The Trouble with the D. St. Memo
BY RUSS WELLEN
06.30.2005 05:19 | DISPATCHES
From the Dossier of an Ex-Patriot. Actually, there are two problems. No, not with the probity of the memo(s), but with why it gets stuck in America’s craw. First, most of us not only don’t object to a president lying – to us, for us, it’s all the same – about war and, in fact, regard it as evidence he’ll fight dirty for us. Second, its pet connotation notwithstanding, there's the word “fixed.” As the estimable Ray McGovern says in his article “Fixed Is Fixed” on tompaine.com, former CIA director James Woolsey and Washington Post ombudsman Michael Getler speculate that British usage of the term differs from American. But Michael Smith, the British reporter who broke the story, said, “I do not know anyone in the UK who took it to mean anything other than fixed, as in fixed a race, fixed an election, fixed the intelligence.” Meanwhile, however contrary for contrary’s sake Christopher Hitchens can be (see – better yet, skip – his piece defending neocons for keeping their children out of Iraq), he proves useful at times.

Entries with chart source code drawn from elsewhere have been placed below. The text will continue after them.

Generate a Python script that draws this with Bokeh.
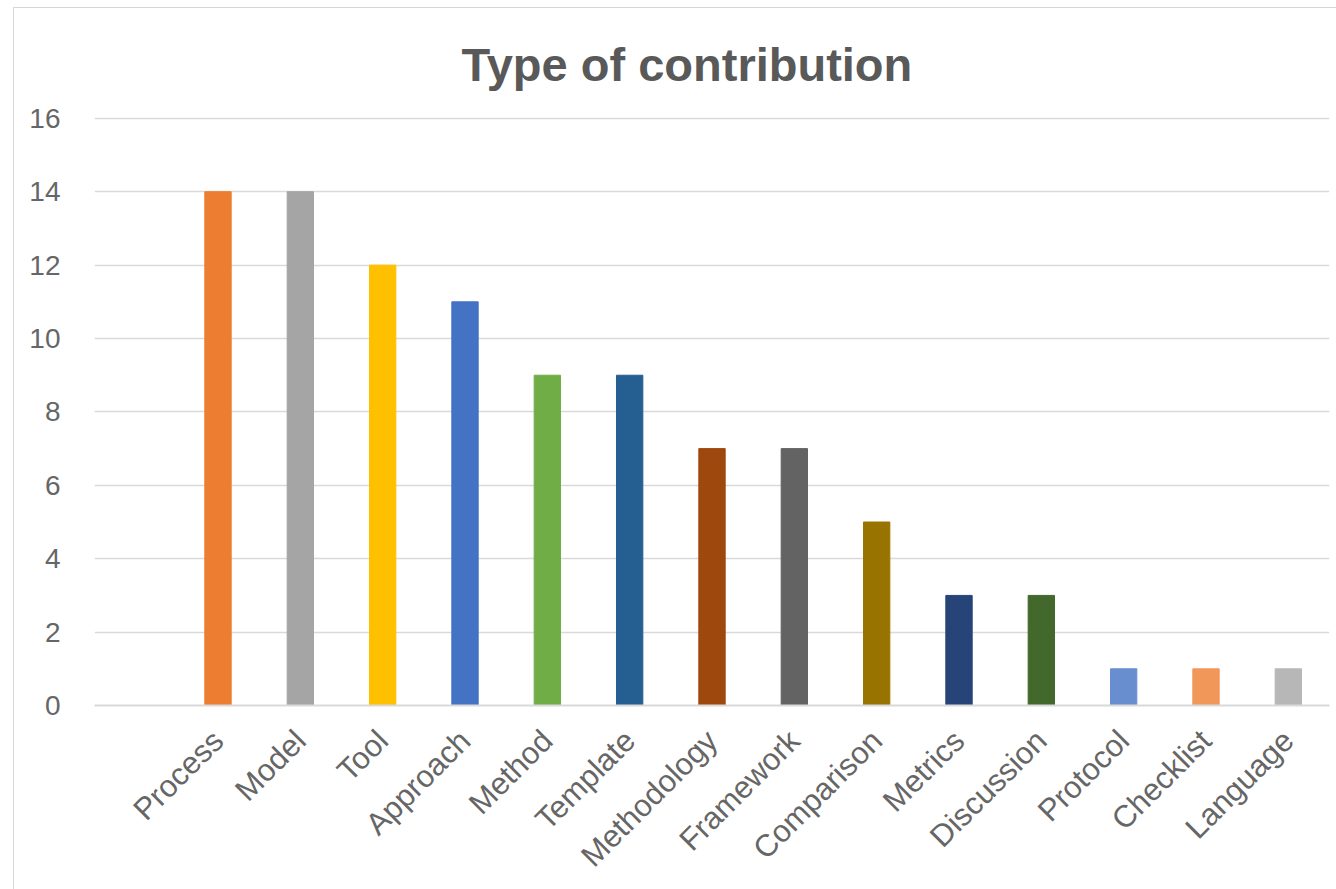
import math
from bokeh.plotting import figure
from bokeh.models import FactorRange, ColumnDataSource, FixedTicker
from bokeh.embed import file_html
from bokeh.resources import INLINE

categories = ["Process", "Model", "Tool", "Approach", "Method", "Template", "Methodology",
              "Framework", "Comparison", "Metrics", "Discussion", "Protocol", "Checklist", "Language"]
counts = [14, 14, 12, 11, 9, 9, 7, 7, 5, 3, 3, 1, 1, 1]
colors = ["#ED7D31", "#A5A5A5", "#FFC000", "#4472C4", "#70AD47", "#255E91", "#9E480E",
          "#636363", "#997300", "#264478", "#43682B", "#698ED0", "#F1975A", "#B7B7B7"]
y_ticks = [0, 2, 4, 6, 8, 10, 12, 14, 16]
title_text = "Type of contribution"

factors = [" "] + categories
src = ColumnDataSource(dict(cat=categories, val=counts, color=colors))

p = figure(x_range=FactorRange(*factors, range_padding=0), y_range=(0, 16.05),
           width=1323, height=882, output_backend="svg", toolbar_location=None,
           min_border_left=80, min_border_right=8, min_border_top=108, min_border_bottom=185)
p.margin = (7, 0, 0, 13)
p.styles = {"border-left": "1px solid #D6D6D6", "border-top": "1px solid #D6D6D6"}

p.vbar(x="cat", top="val", width=0.32, color="color", source=src)

p.title.text = title_text
p.title.align = "left"
p.title.offset = 367
p.title.standoff = 52
p.title.text_font = "Liberation Sans"
p.title.text_font_style = "bold"
p.title.text_font_size = "47px"
p.title.text_color = "#595959"

p.outline_line_color = None
p.xgrid.grid_line_color = None
p.ygrid.grid_line_color = "#D9D9D9"
p.ygrid.grid_line_width = 1.5
p.yaxis.ticker = FixedTicker(ticks=y_ticks)
p.yaxis.axis_line_color = None
p.yaxis.major_tick_line_color = None
p.yaxis.minor_tick_line_color = None
p.yaxis.major_label_text_font = "Liberation Sans"
p.yaxis.major_label_text_font_size = "28px"
p.yaxis.major_label_text_color = "#666666"
p.yaxis.major_label_standoff = 28

p.xaxis.axis_line_color = "#D9D9D9"
p.xaxis.axis_line_width = 2
p.xaxis.major_tick_line_color = None
p.xaxis.minor_tick_line_color = None
p.xaxis.major_label_orientation = math.pi / 4
p.xaxis.major_label_text_font = "Liberation Sans"
p.xaxis.major_label_text_font_size = "31px"
p.xaxis.major_label_text_color = "#666666"
p.xaxis.major_label_standoff = 24

open("out.html", "w").write(file_html(p, INLINE))
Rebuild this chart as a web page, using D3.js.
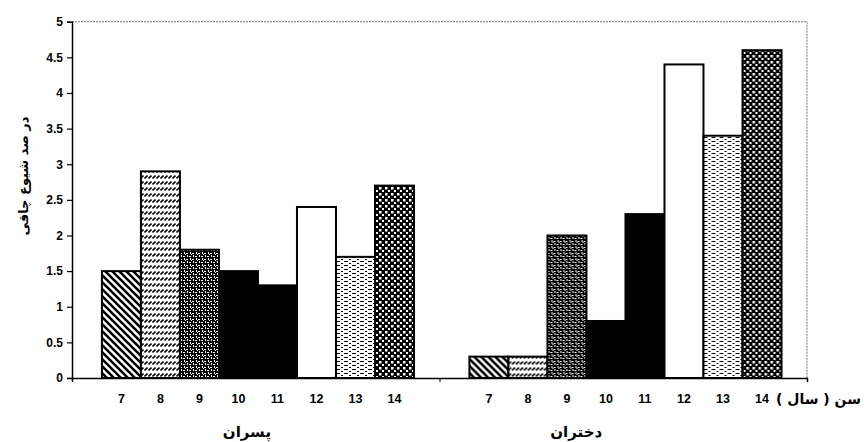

In his article “Conspiracy Theories” on Slate, he maintains that the British, “employ the word ‘fix’ in a slightly different way - a better term might have been ‘organized’.” I contend that Americans can’t wrap their minds around the concept of intelligence being “fixed around” because to them either something is fixed or the fix is in. We’d all have been saved a lot of grief if Richard Dearlove, or whoever was taking notes for him, had just said that the intelligence is being made to conform to a preconceived plan to go to war.